One hundred sixty-five indigenous languages remain out of the three hundred spoken in North America before colonization, and tribal elders, humanitarians, as well as linguists are tapping into the power of film to preserve these dying tongues, according to The New Yorker. Following the release of Zacharias Kunuk’s Atanarjuat (The Fast Runner) (2001), the first feature to be written, directed, and acted in the eastern Inuit dialect of Inuktitut, the likes of the Star Wars saga and Andrew Stanton’s Finding Nemo (2003) have been translated into Navajo. Iñupiaq filmmaker Andrew Okpeaha MacLean says, “In the academic space, the language survives; in the cultural space, the language lives.”

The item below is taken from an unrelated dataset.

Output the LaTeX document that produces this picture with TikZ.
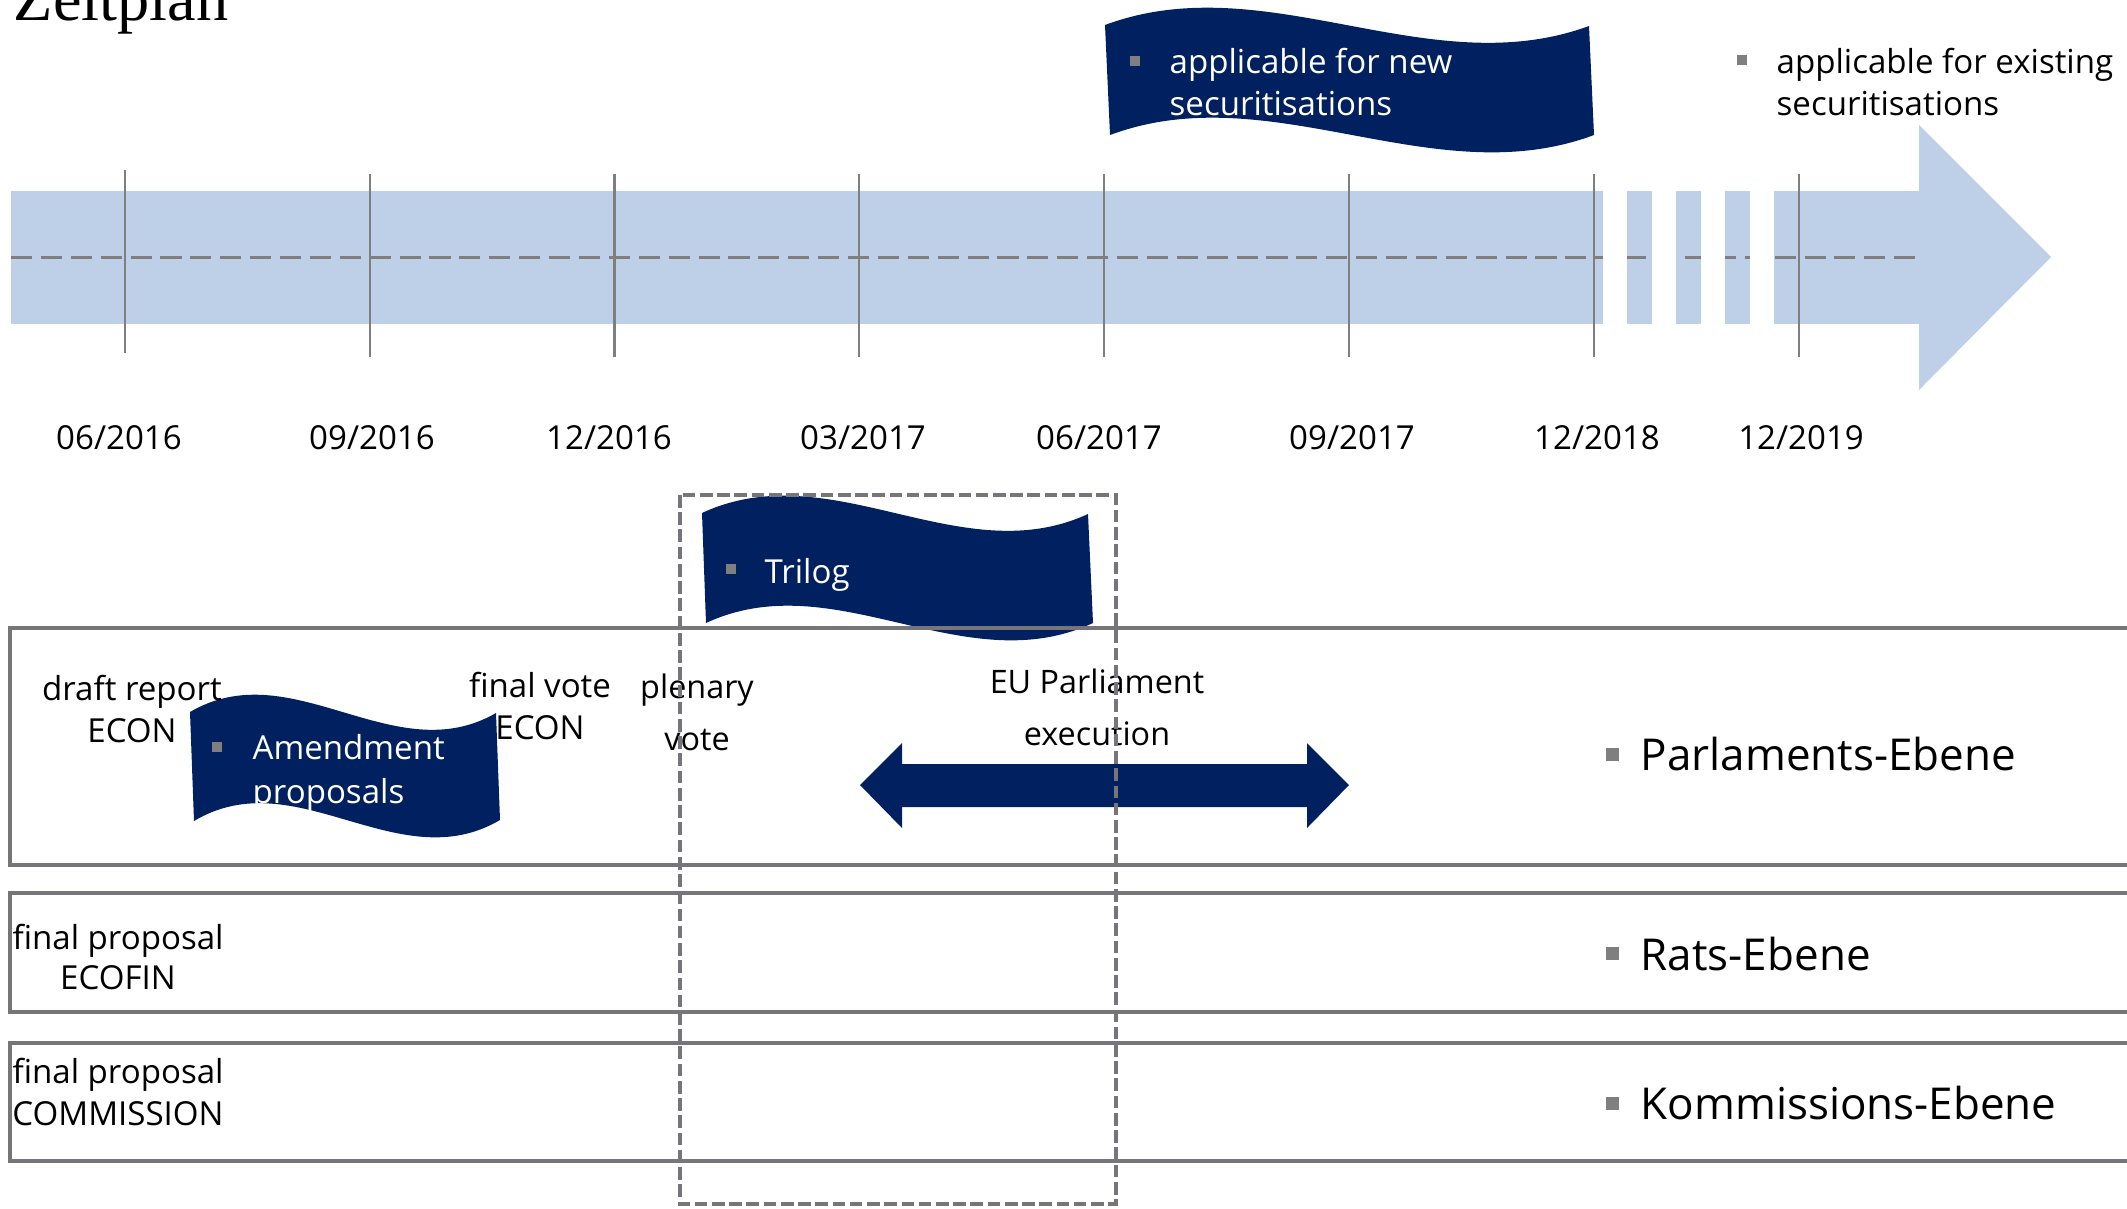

A CGI James Dean has been cast in an upcoming independent film

Using old footage and photos as well as a voice actor, Magic City Films, the production company behind Anton Ernst and Tati Golykh’s Finding Jack, will cast a computer-generated James Dean in their new Vietnam War drama, according to Time. Chris Evans took to Twitter to condemn the digital performance as “shameful,” but Mark Roesler, chairman and chief executive of CMG Worldwide (who licensed Dean’s likeness to the filmmaking team), says CMG represents the Hollywood icon’s family’s interests. Dean starred in Nicholas Ray’s Rebel Without a Cause (1955), Elia Kazan’s East of Eden (1955), and George Stevens’s Giant (1956) before dying in a car accident in 1955 at twenty-four years old.

The most important female director you’ve never heard of

From 1896 to 1906, the largely forgotten Alice Guy-Blaché was not just the world’s first female filmmaker, she was also the world’s only female filmmaker, christening her career with no less than the first narrative film, La Fée Aux Choux (1896), according to The A.V. Club. She was inspired to make cinema after sitting in the audience for Auguste and Louis Lumière’s La Sortie de l’Usine Lumière à Lyon (1895), thinking she could do better than one of history’s first motion pictures by telling stories instead of simply shooting scenes of everyday life. Guy-Blaché also pioneered several special effects (double exposure, masking, as well as running a reel backwards), and her comedy, A Fool and His Money (1912), is believed to be the first movie with an all-black cast.